**DATA LINES**
>> START
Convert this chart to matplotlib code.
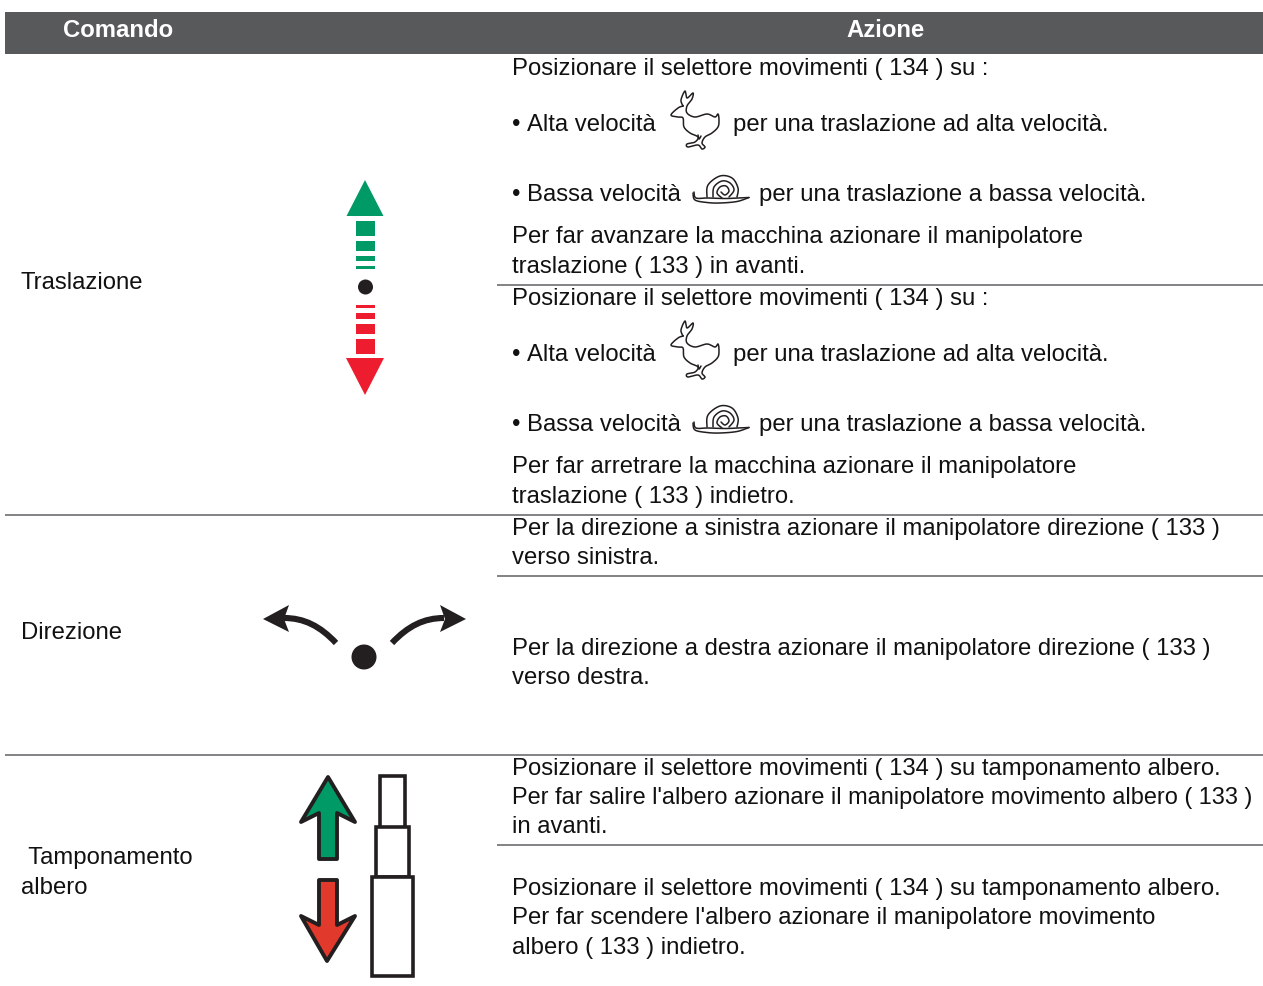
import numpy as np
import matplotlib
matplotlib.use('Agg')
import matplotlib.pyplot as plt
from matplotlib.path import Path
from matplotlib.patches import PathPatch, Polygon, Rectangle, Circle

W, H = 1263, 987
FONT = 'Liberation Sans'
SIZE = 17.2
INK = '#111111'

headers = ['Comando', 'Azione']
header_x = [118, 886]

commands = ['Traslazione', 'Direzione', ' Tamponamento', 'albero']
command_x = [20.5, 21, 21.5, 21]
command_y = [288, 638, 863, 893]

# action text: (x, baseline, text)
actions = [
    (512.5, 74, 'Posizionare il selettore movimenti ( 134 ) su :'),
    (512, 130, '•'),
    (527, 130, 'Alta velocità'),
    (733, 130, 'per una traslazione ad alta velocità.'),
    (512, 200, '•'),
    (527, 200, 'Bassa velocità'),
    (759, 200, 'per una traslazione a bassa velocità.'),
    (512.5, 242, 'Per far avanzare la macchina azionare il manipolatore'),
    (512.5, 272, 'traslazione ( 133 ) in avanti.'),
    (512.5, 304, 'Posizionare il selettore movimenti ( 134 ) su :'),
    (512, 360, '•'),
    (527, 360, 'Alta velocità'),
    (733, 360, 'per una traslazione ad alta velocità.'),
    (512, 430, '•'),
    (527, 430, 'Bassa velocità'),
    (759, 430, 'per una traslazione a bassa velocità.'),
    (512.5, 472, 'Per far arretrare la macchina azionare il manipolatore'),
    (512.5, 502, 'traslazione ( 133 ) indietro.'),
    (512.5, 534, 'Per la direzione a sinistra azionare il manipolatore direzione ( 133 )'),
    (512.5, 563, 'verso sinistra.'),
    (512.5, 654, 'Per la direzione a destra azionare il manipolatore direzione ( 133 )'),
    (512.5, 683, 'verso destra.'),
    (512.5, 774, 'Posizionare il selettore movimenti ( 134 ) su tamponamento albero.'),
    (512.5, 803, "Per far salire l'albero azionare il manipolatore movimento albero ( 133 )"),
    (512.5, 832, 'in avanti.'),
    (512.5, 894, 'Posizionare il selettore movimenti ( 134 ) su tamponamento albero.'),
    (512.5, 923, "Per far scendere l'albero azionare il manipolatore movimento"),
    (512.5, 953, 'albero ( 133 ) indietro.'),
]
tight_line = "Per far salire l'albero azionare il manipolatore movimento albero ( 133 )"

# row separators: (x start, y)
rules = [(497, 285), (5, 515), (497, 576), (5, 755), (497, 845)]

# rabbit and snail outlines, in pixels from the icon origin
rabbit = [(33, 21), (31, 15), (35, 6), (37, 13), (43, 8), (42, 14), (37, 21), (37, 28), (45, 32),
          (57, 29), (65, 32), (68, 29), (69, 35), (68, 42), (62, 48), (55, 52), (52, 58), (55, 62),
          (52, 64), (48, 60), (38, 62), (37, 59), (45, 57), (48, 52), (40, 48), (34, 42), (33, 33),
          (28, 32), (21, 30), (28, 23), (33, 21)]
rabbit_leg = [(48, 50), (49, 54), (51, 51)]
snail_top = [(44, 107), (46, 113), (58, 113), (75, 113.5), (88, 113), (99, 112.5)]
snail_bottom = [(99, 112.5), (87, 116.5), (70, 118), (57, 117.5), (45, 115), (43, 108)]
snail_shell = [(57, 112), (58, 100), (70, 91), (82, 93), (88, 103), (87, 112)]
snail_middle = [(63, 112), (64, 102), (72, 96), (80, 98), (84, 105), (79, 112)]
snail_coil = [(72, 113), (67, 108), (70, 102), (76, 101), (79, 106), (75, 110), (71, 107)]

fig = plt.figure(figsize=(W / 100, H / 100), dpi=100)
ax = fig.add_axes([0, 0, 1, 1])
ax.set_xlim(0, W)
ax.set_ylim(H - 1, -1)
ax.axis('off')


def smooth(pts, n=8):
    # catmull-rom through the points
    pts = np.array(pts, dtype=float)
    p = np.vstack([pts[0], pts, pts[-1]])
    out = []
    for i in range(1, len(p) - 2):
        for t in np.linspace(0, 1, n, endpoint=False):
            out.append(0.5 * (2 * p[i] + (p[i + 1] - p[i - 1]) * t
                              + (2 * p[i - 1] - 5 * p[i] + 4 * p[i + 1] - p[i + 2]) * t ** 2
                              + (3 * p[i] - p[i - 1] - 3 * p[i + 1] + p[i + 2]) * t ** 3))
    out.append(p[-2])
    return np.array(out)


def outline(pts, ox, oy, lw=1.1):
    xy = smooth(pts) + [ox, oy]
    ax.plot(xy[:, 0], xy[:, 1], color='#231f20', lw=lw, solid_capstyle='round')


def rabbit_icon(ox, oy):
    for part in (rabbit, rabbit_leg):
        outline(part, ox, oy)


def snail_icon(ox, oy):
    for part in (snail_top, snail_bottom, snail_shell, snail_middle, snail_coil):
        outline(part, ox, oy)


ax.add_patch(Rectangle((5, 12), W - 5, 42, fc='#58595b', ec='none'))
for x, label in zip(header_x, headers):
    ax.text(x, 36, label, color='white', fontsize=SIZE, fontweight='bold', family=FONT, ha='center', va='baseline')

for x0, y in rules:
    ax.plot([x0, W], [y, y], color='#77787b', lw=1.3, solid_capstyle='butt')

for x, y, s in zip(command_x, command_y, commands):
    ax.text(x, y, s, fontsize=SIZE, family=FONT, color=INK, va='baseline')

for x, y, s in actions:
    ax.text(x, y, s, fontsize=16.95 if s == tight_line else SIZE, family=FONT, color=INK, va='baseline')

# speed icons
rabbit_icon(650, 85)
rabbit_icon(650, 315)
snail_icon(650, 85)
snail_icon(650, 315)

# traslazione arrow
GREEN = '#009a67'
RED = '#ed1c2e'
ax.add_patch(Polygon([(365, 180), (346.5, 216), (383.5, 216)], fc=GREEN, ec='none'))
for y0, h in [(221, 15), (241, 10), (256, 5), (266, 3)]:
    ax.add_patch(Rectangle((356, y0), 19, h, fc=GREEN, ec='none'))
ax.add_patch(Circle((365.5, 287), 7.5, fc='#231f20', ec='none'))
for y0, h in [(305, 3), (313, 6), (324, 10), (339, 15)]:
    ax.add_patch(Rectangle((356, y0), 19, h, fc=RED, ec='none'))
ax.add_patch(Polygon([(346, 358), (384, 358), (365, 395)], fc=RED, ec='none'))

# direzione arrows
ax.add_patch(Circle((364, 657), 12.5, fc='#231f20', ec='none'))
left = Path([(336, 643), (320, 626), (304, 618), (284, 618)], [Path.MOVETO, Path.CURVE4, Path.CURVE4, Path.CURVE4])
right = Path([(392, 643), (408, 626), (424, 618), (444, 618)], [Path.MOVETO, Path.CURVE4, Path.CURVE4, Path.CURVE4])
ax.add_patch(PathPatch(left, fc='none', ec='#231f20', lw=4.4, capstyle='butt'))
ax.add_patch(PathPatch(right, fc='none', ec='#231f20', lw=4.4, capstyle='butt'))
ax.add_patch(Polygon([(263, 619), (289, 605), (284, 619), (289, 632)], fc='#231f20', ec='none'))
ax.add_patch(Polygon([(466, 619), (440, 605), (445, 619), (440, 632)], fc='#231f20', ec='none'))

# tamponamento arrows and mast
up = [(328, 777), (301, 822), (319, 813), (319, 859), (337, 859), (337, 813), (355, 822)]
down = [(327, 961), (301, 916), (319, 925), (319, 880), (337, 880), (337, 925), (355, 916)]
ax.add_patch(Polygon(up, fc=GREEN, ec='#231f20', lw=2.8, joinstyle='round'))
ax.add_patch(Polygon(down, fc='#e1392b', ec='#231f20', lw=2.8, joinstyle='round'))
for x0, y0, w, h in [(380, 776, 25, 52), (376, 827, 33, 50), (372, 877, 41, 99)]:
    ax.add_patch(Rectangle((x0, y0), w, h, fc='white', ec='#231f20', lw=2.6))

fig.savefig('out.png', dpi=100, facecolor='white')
>> END
**EXERCISE INSTRUCTIONS**
Your task is to restate word for word the lines from the top of the data to the line containing "header_x = [118, 886]", both ends included, with every picture left out.

**SOLUTION FOR THIS TASK**
Convert this chart to matplotlib code.
import numpy as np
import matplotlib
matplotlib.use('Agg')
import matplotlib.pyplot as plt
from matplotlib.path import Path
from matplotlib.patches import PathPatch, Polygon, Rectangle, Circle

W, H = 1263, 987
FONT = 'Liberation Sans'
SIZE = 17.2
INK = '#111111'

headers = ['Comando', 'Azione']
header_x = [118, 886]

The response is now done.